Cette question de la fidélité sera aussi abordée à travers le couple lesbien formé par Lindsay et Mélanie, qui elles aussi sont beaucoup plus travaillées que dans la version initiale. Lindsay est ici plus belle et plus douce. Et Melanie encore plus mordante (génial personnage , très acide vis à vis de Brian campé avec brio par Michelle Clunie). Ce couple de femmes campe une sorte d’idéal au début de la saison. Elles sont beaucoup plus glamourisées et érotisées. Mais petit à petit le vernis va craquer. Lindsay demandant à rester à la maison pour s’occuper de son enfant, Melanie se met la pression pour tout assumer, finit par étouffer, devenir très caractérielle et succombe aux sirènes de l’infidélité. C’est indéniablement un des plus beaux couples de la série, filmé avec beaucoup de tendresse et de justesse. Souvent Lindsay et Melanie sont perçues par les autres personnages comme un cocon, un refuge, leur maison est celle où l’on vient pour se couper un peu du rythme effréné de la nuit.
La petite déception de cette relecture est peut-être le personnage de Justin. Si Randy Harrison fait tout ce qu’il peut, il n’a pas le charme et le magnétisme de Charlie Hunnam. Ses segments sont ceux qui sont les moins originaux même s’ils apportent le nécessaire discours pour les ados en plein coming out. L’homophobie à l’école, la difficulté du coming out avec les parents, la quête identitaire, la fascination pour un milieu gay qu’il découvre et pour l’homme puissant qu’est Brian. Randy Harrison minaude un peu trop et Justin est un peu plus nian nian que son prédécesseur Nathan qui à terme avait plus de caractère, d’insolence, d’autonomie.
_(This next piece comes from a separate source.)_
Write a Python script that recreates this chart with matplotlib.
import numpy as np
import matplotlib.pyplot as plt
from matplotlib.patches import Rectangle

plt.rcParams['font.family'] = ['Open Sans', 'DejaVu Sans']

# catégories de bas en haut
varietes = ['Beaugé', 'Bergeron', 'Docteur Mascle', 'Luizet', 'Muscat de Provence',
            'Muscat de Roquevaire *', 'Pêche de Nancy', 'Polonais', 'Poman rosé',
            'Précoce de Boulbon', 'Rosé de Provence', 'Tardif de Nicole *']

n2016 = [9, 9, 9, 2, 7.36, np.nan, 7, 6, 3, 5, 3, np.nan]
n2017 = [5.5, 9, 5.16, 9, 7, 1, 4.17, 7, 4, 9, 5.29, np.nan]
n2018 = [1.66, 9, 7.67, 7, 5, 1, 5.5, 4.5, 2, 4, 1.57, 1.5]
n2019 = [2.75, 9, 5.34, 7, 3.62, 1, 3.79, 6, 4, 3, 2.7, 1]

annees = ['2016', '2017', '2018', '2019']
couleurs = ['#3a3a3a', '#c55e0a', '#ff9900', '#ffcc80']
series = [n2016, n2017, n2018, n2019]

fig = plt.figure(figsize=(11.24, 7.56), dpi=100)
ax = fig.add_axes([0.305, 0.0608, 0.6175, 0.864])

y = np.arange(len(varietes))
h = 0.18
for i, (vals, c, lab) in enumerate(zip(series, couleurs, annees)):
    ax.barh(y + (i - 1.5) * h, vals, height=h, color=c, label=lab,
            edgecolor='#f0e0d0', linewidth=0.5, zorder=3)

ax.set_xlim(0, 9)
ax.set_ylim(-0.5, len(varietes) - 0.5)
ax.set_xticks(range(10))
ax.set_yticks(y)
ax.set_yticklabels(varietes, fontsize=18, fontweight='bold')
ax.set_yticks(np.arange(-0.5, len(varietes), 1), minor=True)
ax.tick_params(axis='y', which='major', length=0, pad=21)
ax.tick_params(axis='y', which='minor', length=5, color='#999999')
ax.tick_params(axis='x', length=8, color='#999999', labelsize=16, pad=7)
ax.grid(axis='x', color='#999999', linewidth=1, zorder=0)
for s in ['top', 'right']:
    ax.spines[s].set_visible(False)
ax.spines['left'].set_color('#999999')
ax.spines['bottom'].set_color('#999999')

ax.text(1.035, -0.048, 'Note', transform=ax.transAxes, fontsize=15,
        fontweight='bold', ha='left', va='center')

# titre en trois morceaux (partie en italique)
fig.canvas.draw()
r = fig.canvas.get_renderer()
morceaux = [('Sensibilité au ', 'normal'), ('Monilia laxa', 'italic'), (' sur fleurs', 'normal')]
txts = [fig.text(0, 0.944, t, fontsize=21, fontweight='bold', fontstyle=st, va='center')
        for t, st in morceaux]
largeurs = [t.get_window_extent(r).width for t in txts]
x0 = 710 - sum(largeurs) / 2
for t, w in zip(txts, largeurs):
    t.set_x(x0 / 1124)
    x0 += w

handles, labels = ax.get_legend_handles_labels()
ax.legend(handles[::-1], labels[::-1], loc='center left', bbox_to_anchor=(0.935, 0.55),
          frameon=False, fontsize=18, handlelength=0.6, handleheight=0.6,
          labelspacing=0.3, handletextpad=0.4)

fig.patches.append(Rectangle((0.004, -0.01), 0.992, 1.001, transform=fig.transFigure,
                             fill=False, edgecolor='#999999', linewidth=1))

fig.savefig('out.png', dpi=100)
Pour continuer le jeu des comparaisons, le grand plus de cette première saison adaptée est sans aucun doute les personnages d’Emmett (Peter Paige) et Ted (Scott Lowell). Là où ils faisaient un peu tapisserie dans la version UK, ils sont ici très attachants et présents. Emmett est ce gay « folle » plein d’exubérance, parfois langue de vipère mais au coeur d’or. Le personnage s’amuse de la caricature du gay efféminé et la dépasse, lui apportant ampleur et fierté. A travers Emmett sont abordées les thématiques de l’angoisse du test HIV (la PrEP n’existait pas encore) et les cercles de conversion. Ted, lui, est le plus âgé de la bande, le mec pas glam expert comptable qui se fait rejeter par tous les gars lors des soirées. On est vraiment content que les scénaristes aient fait le choix de changer son destin initial (dans la version UK il mourrait suite à une prise de drogue) car c’est vraiment l’un des personnages les plus attachants et intéressants du show, qui tranche avec la superficialité et l’immaturité de ses camarades. Boule de sensibilité, cet homme lambda fan d’opéra qui rêve du grand amour, est poignant à de multiples reprises. Sa relation amoureuse avec un garçon addict fragile et destructeur est tristement criante de vérité.
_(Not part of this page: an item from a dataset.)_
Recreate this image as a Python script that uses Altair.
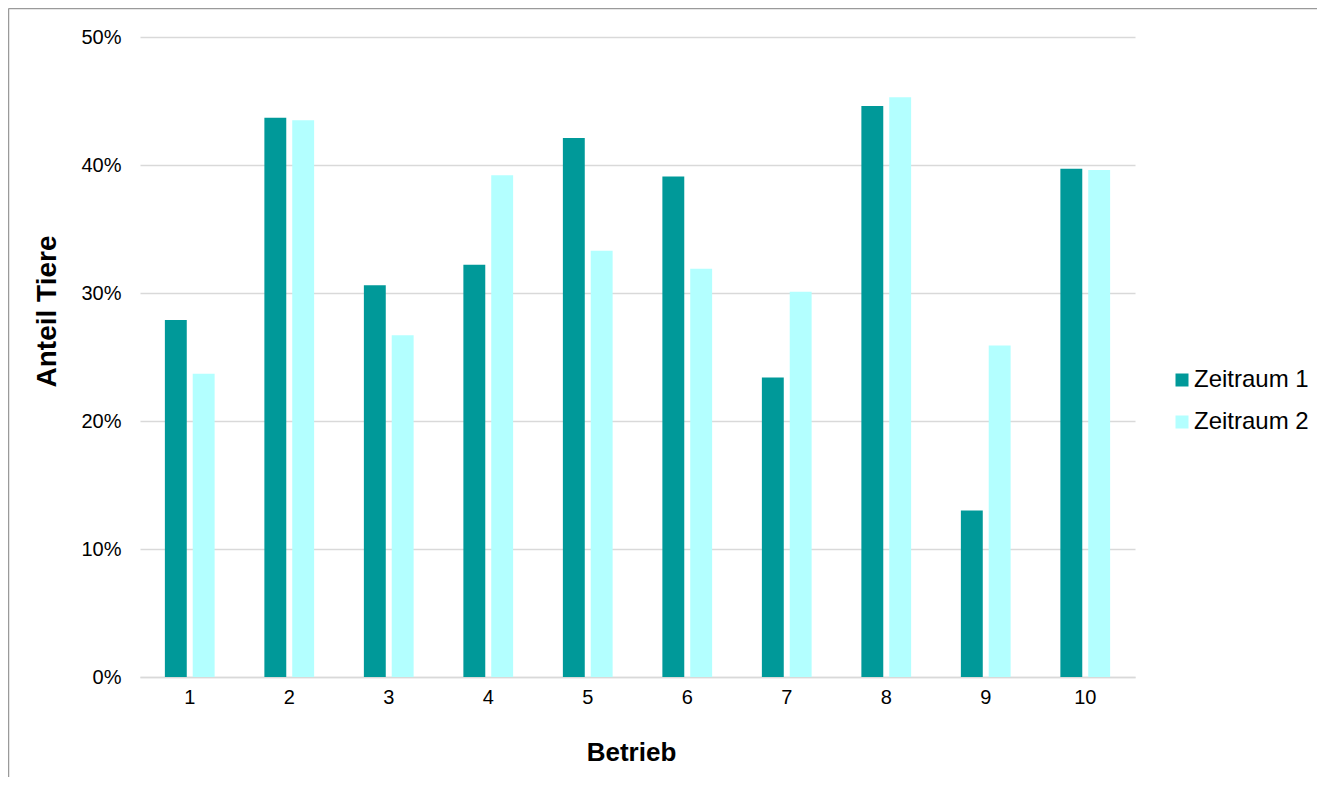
import altair as alt
import pandas as pd

betrieb = ["1", "2", "3", "4", "5", "6", "7", "8", "9", "10"]
zeitraum_1 = [0.279, 0.437, 0.306, 0.322, 0.421, 0.391, 0.234, 0.446, 0.130, 0.397]
zeitraum_2 = [0.237, 0.435, 0.267, 0.392, 0.333, 0.319, 0.301, 0.453, 0.259, 0.396]
series = ["Zeitraum 1", "Zeitraum 2"]
colors = ["#009999", "#B3FFFF"]
y_ticks = [0, 0.1, 0.2, 0.3, 0.4, 0.5]

rows = []
for b, v1, v2 in zip(betrieb, zeitraum_1, zeitraum_2):
    rows.append({"Betrieb": b, "Serie": series[0], "Wert": v1})
    rows.append({"Betrieb": b, "Serie": series[1], "Wert": v2})
df = pd.DataFrame(rows)

FONT = "Liberation Sans"

bars = alt.Chart(df).mark_bar().encode(
    x=alt.X("Betrieb:N", sort=betrieb,
            scale=alt.Scale(paddingInner=0.5, paddingOuter=0.25),
            axis=alt.Axis(title="Betrieb", labelAngle=0, labelFontSize=20,
                          labelPadding=10, ticks=False, domain=True,
                          domainColor="#D9D9D9", domainWidth=1.5,
                          titleFontSize=26, titleFontWeight="bold",
                          titleX=491, titleY=83, titleBaseline="alphabetic",
                          titleAlign="center")),
    xOffset=alt.XOffset("Serie:N", sort=series,
                        scale=alt.Scale(paddingInner=0.214, paddingOuter=0)),
    y=alt.Y("Wert:Q", scale=alt.Scale(domain=[0, 0.5], nice=False),
            axis=alt.Axis(title="Anteil Tiere", format=".0%", values=y_ticks,
                          labelFontSize=20, labelPadding=19, ticks=False,
                          domain=False, grid=True, gridColor="#D9D9D9",
                          gridWidth=1.5, titleFontSize=28,
                          titleFontWeight="bold", titleX=-85, titleY=274,
                          titleBaseline="alphabetic", titleAlign="center",
                          titleAngle=270)),
    color=alt.Color("Serie:N", sort=series,
                    scale=alt.Scale(domain=series, range=colors),
                    legend=alt.Legend(title=None, orient="none",
                                      legendX=1030, legendY=331,
                                      symbolType="square", symbolSize=169,
                                      symbolStrokeWidth=0, labelFontSize=24,
                                      rowPadding=18, labelOffset=0)),
)

frame = alt.Chart(alt.Data(values=[{}])).mark_rule(
    color="#9A9A9A", strokeWidth=1.5, clip=False
)
left_border = frame.encode(x=alt.value(-131.5), y=alt.value(-28.5), y2=alt.value(760))
top_border = frame.encode(x=alt.value(-131.5), x2=alt.value(1200), y=alt.value(-28.5))

chart = alt.layer(bars, left_border, top_border).properties(
    width=995, height=640,
    autosize=alt.AutoSizeParams(type="none"),
    padding={"left": 132, "top": 29, "right": 182, "bottom": 100},
).configure(font=FONT).configure_view(stroke=None).configure_axis(
    labelColor="#000000", titleColor="#000000"
).configure_legend(labelColor="#000000")

chart.save("out.html", embed_options={"renderer": "svg", "actions": False})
Plus en arrière-plan, le frère de Debbie et oncle de Michael, Vic, incarne un homosexuel vieillissant et séropositif qui est lui aussi très touchant. Il s’est retiré de la « scène gay » et sa vie se résume à sa collocation avec sa soeur. Ils forment une sorte de drôle de couple très mignon et fusionnel. Dans ce premier chapitre Vic se retrouve pris au piège d’un policier homophobe qui essaie de l’accuser d’attentat à la pudeur. L’occasion pour lui de se réveiller et se battre pour sa dignité.
Si certains ont pu reprocher à la version US d’être trop glamourisée, hors des réalités, c’est pourtant ce qui en fait son charme. La série a ce quelque chose de spectaculaire et à l’heure de l’écriture de ces lignes il n’y a toujours pas eu, 20 ans après, d’équivalent (on aime beaucoup Looking, entre autres, mais elle a un côté plus arty, moins fédérateur et iconique que Queer as folk il faut bien l’admettre). En terme d’écriture, elle surpasse vraiment la série originale, se révèle plus dense, plus profonde, plus émouvante, plus éclectique dans sa représentation de l’homosexualité aussi.
En terme de mise en scène, l’ensemble est plein de souffle et s’amuse d’effets très fin des années 1990 qui matérialisent ce que ressentent les protagonistes. C’est très immersif, sensoriel, charnel, on a l’impression de déambuler dans ces soirées pleines de mâles torse nu et de stroboscopes, ces étreintes épiques, les montagnes russes des sentiments.
Le divertissement est diablement efficace, fun, sexy et militant. Les dialogues sont savoureux avec des tas de références à la culture pop et gay. Une première saison qui est donc un quasi sans faute et qui est logiquement, comme la version UK, devenue complètement culte. Le point qui fâche quand même : l’absence de personnages trans et racisés autres que décoratofs (un remake est en cours, on espère qu’ils rectifieront le tir).